Cuatro son las instituciones que en el ámbito de nuestro ordenamiento jurídico pueden calificarse como instituciones de control, instituciones que, en efecto, tienen como fin principal, cada una en el ámbito que le corresponde, asegurar que el Estado de Derecho se realice entre nosotros, en otras palabras, que el Estado se atenga en todo momento, y en todos y cada uno de sus actos, a su razón de ser, la única razón que justifica su existencia: La protección del ser humano y la familia; la realización del bien común; que las leyes se cumplan –todas las leyes, desde la Constitución Política de la República, hasta el más humilde reglamento– y, si no se cumplen, se persiga a los infractores y se logre su castigo, desde asesinos y secuestradores, hasta autores de faltas mínimas, supuestamente inofensivas (si no se puede con lo menos, ¿cómo pretender que se podría, con lo más); que los ingresos y egresos del Estado se produzcan en los términos que la ley establece, incluido lo correspondiente a fideicomisos. ¿Quién dice que los fideicomisos constituidos por entidades del Estado y nutridos con fondos públicos, no pueden auditarse? ¿Dónde, en la ley, semejante disparates?; que la representación del Estado se ejerza en ley (jamás pidiendo más, pero, tampoco, menos que lo que manden las leyes) y, finalmente, que los órganos del Estado tengan señalado, a tiempo, el camino de la ley.
Estas actividades de control no jurisdiccional del ejercicio del poder se encuentran depositadas en cuatro instituciones, todas de carácter constitucional y cuya dirección se encuentra sujeta a estrictos períodos constitucionales, períodos que pretenden garantizar su independencia y que, en consecuencia (ni un día antes, ni uno después) deben respetarse: El Procurador de los Derechos Humanos, tal vez, la más importante de todas y que vela porque la protección del ser humano y la familia, la realización del bien común, en otras palabras, la razón de ser misma del Estado, no se pierda nunca y, antes bien, se encuentre presente en todos los actos que realiza; el Fiscal General de la República cuya función primera, la olvidada, es velar por el estricto cumplimiento de las leyes, desde la Constitución de la República, hasta el más humilde reglamento, la persecución de sus infractores y la obtención de castigo para los mismos, desde asesinos, hasta fumadores en lugares prohibidos; la Contraloría General de Cuentas que tiene en sus manos la fiscalización de la legalidad de todos y cada uno de los ingresos y gastos públicos, sin excepción alguna y, finalmente, la Procuraduría General de la Nación, representante del Estado, atenida a las leyes para hacerlo (no es el Estado un delincuente) y que, además, sirve de asesora y consultora de todos los órganos que lo integran.
Ningún favor le hacen a la institucionalidad del Estado quienes, con la más absoluta ignorancia, ponen en entredicho lo dispuesto por la Corte de Constitucionalidad, el más alto de todos nuestros tribunales de justicia, tribunal que en ningún momento ha expresado que la Fiscal General de la República deba dejar el cargo, sino, simple y llanamente, la fecha en que termina el periodo constitucional que se encuentra sirviendo, lo que no impide que pueda considerársele para uno sucesivo, siendo provisional lo resuelto puesto que solo, en sentencia, puede ser definitivo.
En todos los procesos de amparo pueden darse amparos provisionales y lo decidido, provisionalmente, se ejecuta.
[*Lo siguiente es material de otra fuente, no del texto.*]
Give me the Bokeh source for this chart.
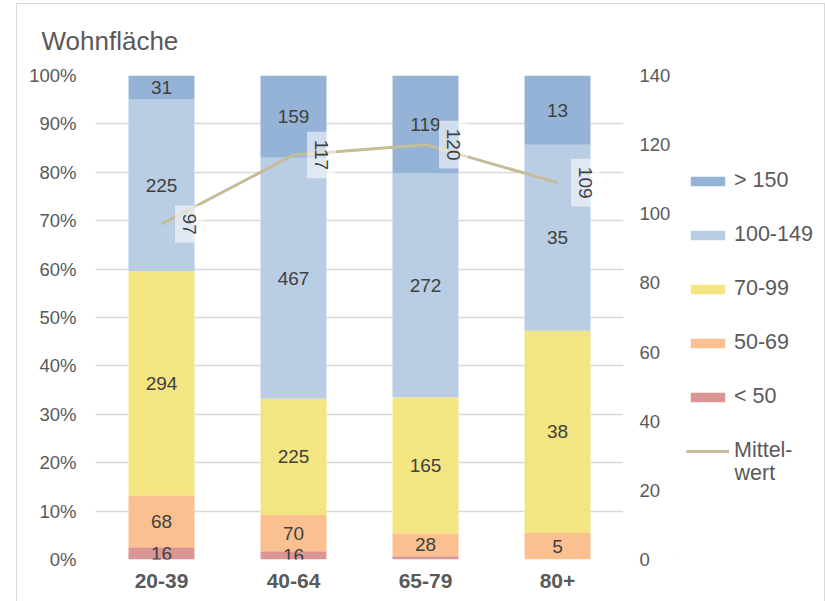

Si no se ejecutaran los amparos provisionales, ¿para qué servirían, amigo lector? ¡Es increíble cómo abunda la ignorancia y, para colmo, abusiva!
Estimo que nadie debe consumirse en ansias y que, más importante y por encima de los intereses personales, debe prevalecer el más absoluto respeto por nuestras instituciones, especialmente por los jueces y –muy especialmente– por la Corte de Constitucionalidad. Entre nosotros, el más alto de todos los tribunales de justicia.